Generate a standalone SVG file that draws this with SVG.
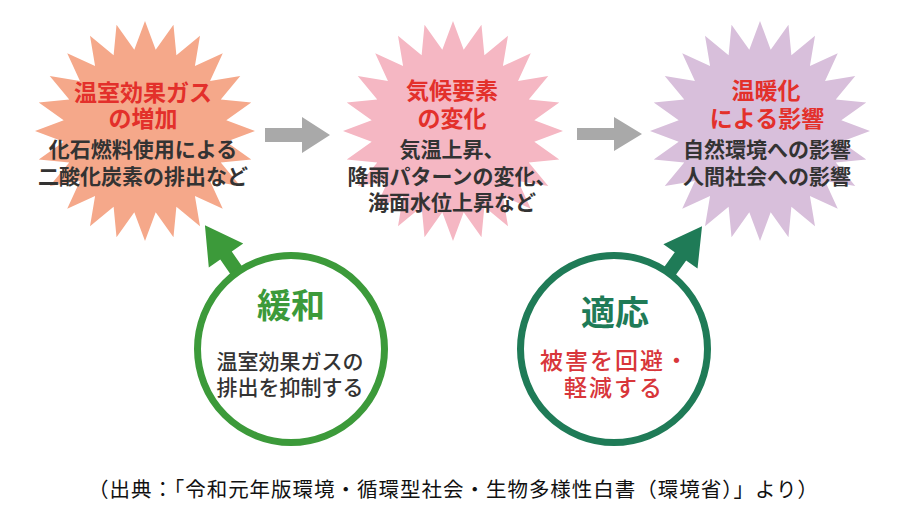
<svg xmlns="http://www.w3.org/2000/svg" width="903" height="514" viewBox="0 0 903 514">
<style>
text{font-family:"Noto Sans CJK JP","Noto Sans CJK SC",sans-serif;text-anchor:middle}
.t{fill:#E3302B;font-size:23px;font-weight:700}
.b{fill:#333;font-size:21px;font-weight:700}
.cb{fill:#333;font-size:21px;font-weight:500}
.cr{fill:#D8363A;font-size:23px;font-weight:500}
.ring{fill:#fff;stroke-width:7}
</style>
<defs>
<polygon id="star" points="110,0 81.3,10.7 106.25,28.47 75.76,31.38 95.26,55 65.05,49.92 77.78,77.78 49.92,65.05 55,95.26 31.38,75.76 28.47,106.25 10.7,81.3 0,110 -10.7,81.3 -28.47,106.25 -31.38,75.76 -55,95.26 -49.92,65.05 -77.78,77.78 -65.05,49.92 -95.26,55 -75.76,31.38 -106.25,28.47 -81.3,10.7 -110,0 -81.3,-10.7 -106.25,-28.47 -75.76,-31.38 -95.26,-55 -65.05,-49.92 -77.78,-77.78 -49.92,-65.05 -55,-95.26 -31.38,-75.76 -28.47,-106.25 -10.7,-81.3 0,-110 10.7,-81.3 28.47,-106.25 31.38,-75.76 55,-95.26 49.92,-65.05 77.78,-77.78 65.05,-49.92 95.26,-55 75.76,-31.38 106.25,-28.47 81.3,-10.7"/>
</defs>
<rect width="903" height="514" fill="#fff"/>
<g id="connectors">
<polygon fill="#A9A9A9" points="265,128 302,128 302,117 330,135 302,153 302,142 265,142"/>
<polygon fill="#A9A9A9" points="577,128 614,128 614,117 642,134 614,151 614,140 577,140"/>
<polygon fill="#3C9A3A" points="233.96,279.19 220.28,259.51 208.8,267.49 204.93,225.18 243.24,243.55 231.76,251.53 245.44,271.21"/>
<polygon fill="#1F7B57" points="660.78,271.79 674.77,252.29 663.4,244.13 702.03,226.31 697.52,268.61 686.15,260.45 672.16,279.95"/>
</g>
<g id="node-ghg">
<use href="#star" transform="translate(145,131)" fill="#F5A88A"/>
<text><tspan class="t" x="143" y="100.5">温室効果ガス</tspan><tspan class="t" x="143" y="126.5">の増加</tspan><tspan class="b" x="143" y="157">化石燃料使用による</tspan><tspan class="b" x="143" y="184">二酸化炭素の排出など</tspan></text>
</g>
<g id="node-climate">
<use href="#star" transform="translate(453,131)" fill="#F5B7C3"/>
<text><tspan class="t" x="452" y="98.5">気候要素</tspan><tspan class="t" x="452" y="126.5">の変化</tspan><tspan class="b" x="452" y="157">気温上昇、</tspan><tspan class="b" x="452" y="183.5">降雨パターンの変化、</tspan><tspan class="b" x="452" y="210">海面水位上昇など</tspan></text>
</g>
<g id="node-impact">
<use href="#star" transform="translate(760,131)" fill="#D8BFDB"/>
<text><tspan class="t" x="766" y="98.5">温暖化</tspan><tspan class="t" x="767" y="126.5">による影響</tspan><tspan class="b" x="767" y="156.5">自然環境への影響</tspan><tspan class="b" x="767" y="183.5">人間社会への影響</tspan></text>
</g>
<g id="node-mitigation">
<circle class="ring" cx="291" cy="349" r="93.5" stroke="#3C9A3A"/>
<text x="291" y="318" fill="#3C9A3A" font-size="34" font-weight="700">緩和</text>
<text><tspan class="cb" x="290" y="368.5">温室効果ガスの</tspan><tspan class="cb" x="290" y="395">排出を抑制する</tspan></text>
</g>
<g id="node-adaptation">
<circle class="ring" cx="614" cy="349" r="93.5" stroke="#1F7B57"/>
<text x="615" y="325" fill="#1F7B57" font-size="34" font-weight="700">適応</text>
<text letter-spacing="2"><tspan class="cr" x="615" y="368.5">被害を回避・</tspan><tspan class="cr" x="614" y="396">軽減する</tspan></text>
</g>
<text x="88" y="497" style="text-anchor:start" font-size="20.5" fill="#111" textLength="730" lengthAdjust="spacing">（出典：「令和元年版環境・循環型社会・生物多様性白書（環境省）」より）</text>
</svg>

☆ ☆ ☆ ☆

Instructions to follow
The listing above must be printed again exactly, minus its pictures.

Task result
Generate a standalone SVG file that draws this with SVG.
<svg xmlns="http://www.w3.org/2000/svg" width="903" height="514" viewBox="0 0 903 514">
<style>
text{font-family:"Noto Sans CJK JP","Noto Sans CJK SC",sans-serif;text-anchor:middle}
.t{fill:#E3302B;font-size:23px;font-weight:700}
.b{fill:#333;font-size:21px;font-weight:700}
.cb{fill:#333;font-size:21px;font-weight:500}
.cr{fill:#D8363A;font-size:23px;font-weight:500}
.ring{fill:#fff;stroke-width:7}
</style>
<defs>
<polygon id="star" points="110,0 81.3,10.7 106.25,28.47 75.76,31.38 95.26,55 65.05,49.92 77.78,77.78 49.92,65.05 55,95.26 31.38,75.76 28.47,106.25 10.7,81.3 0,110 -10.7,81.3 -28.47,106.25 -31.38,75.76 -55,95.26 -49.92,65.05 -77.78,77.78 -65.05,49.92 -95.26,55 -75.76,31.38 -106.25,28.47 -81.3,10.7 -110,0 -81.3,-10.7 -106.25,-28.47 -75.76,-31.38 -95.26,-55 -65.05,-49.92 -77.78,-77.78 -49.92,-65.05 -55,-95.26 -31.38,-75.76 -28.47,-106.25 -10.7,-81.3 0,-110 10.7,-81.3 28.47,-106.25 31.38,-75.76 55,-95.26 49.92,-65.05 77.78,-77.78 65.05,-49.92 95.26,-55 75.76,-31.38 106.25,-28.47 81.3,-10.7"/>
</defs>
<rect width="903" height="514" fill="#fff"/>
<g id="connectors">
<polygon fill="#A9A9A9" points="265,128 302,128 302,117 330,135 302,153 302,142 265,142"/>
<polygon fill="#A9A9A9" points="577,128 614,128 614,117 642,134 614,151 614,140 577,140"/>
<polygon fill="#3C9A3A" points="233.96,279.19 220.28,259.51 208.8,267.49 204.93,225.18 243.24,243.55 231.76,251.53 245.44,271.21"/>
<polygon fill="#1F7B57" points="660.78,271.79 674.77,252.29 663.4,244.13 702.03,226.31 697.52,268.61 686.15,260.45 672.16,279.95"/>
</g>
<g id="node-ghg">
<use href="#star" transform="translate(145,131)" fill="#F5A88A"/>
<text><tspan class="t" x="143" y="100.5">温室効果ガス</tspan><tspan class="t" x="143" y="126.5">の増加</tspan><tspan class="b" x="143" y="157">化石燃料使用による</tspan><tspan class="b" x="143" y="184">二酸化炭素の排出など</tspan></text>
</g>
<g id="node-climate">
<use href="#star" transform="translate(453,131)" fill="#F5B7C3"/>
<text><tspan class="t" x="452" y="98.5">気候要素</tspan><tspan class="t" x="452" y="126.5">の変化</tspan><tspan class="b" x="452" y="157">気温上昇、</tspan><tspan class="b" x="452" y="183.5">降雨パターンの変化、</tspan><tspan class="b" x="452" y="210">海面水位上昇など</tspan></text>
</g>
<g id="node-impact">
<use href="#star" transform="translate(760,131)" fill="#D8BFDB"/>
<text><tspan class="t" x="766" y="98.5">温暖化</tspan><tspan class="t" x="767" y="126.5">による影響</tspan><tspan class="b" x="767" y="156.5">自然環境への影響</tspan><tspan class="b" x="767" y="183.5">人間社会への影響</tspan></text>
</g>
<g id="node-mitigation">
<circle class="ring" cx="291" cy="349" r="93.5" stroke="#3C9A3A"/>
<text x="291" y="318" fill="#3C9A3A" font-size="34" font-weight="700">緩和</text>
<text><tspan class="cb" x="290" y="368.5">温室効果ガスの</tspan><tspan class="cb" x="290" y="395">排出を抑制する</tspan></text>
</g>
<g id="node-adaptation">
<circle class="ring" cx="614" cy="349" r="93.5" stroke="#1F7B57"/>
<text x="615" y="325" fill="#1F7B57" font-size="34" font-weight="700">適応</text>
<text letter-spacing="2"><tspan class="cr" x="615" y="368.5">被害を回避・</tspan><tspan class="cr" x="614" y="396">軽減する</tspan></text>
</g>
<text x="88" y="497" style="text-anchor:start" font-size="20.5" fill="#111" textLength="730" lengthAdjust="spacing">（出典：「令和元年版環境・循環型社会・生物多様性白書（環境省）」より）</text>
</svg>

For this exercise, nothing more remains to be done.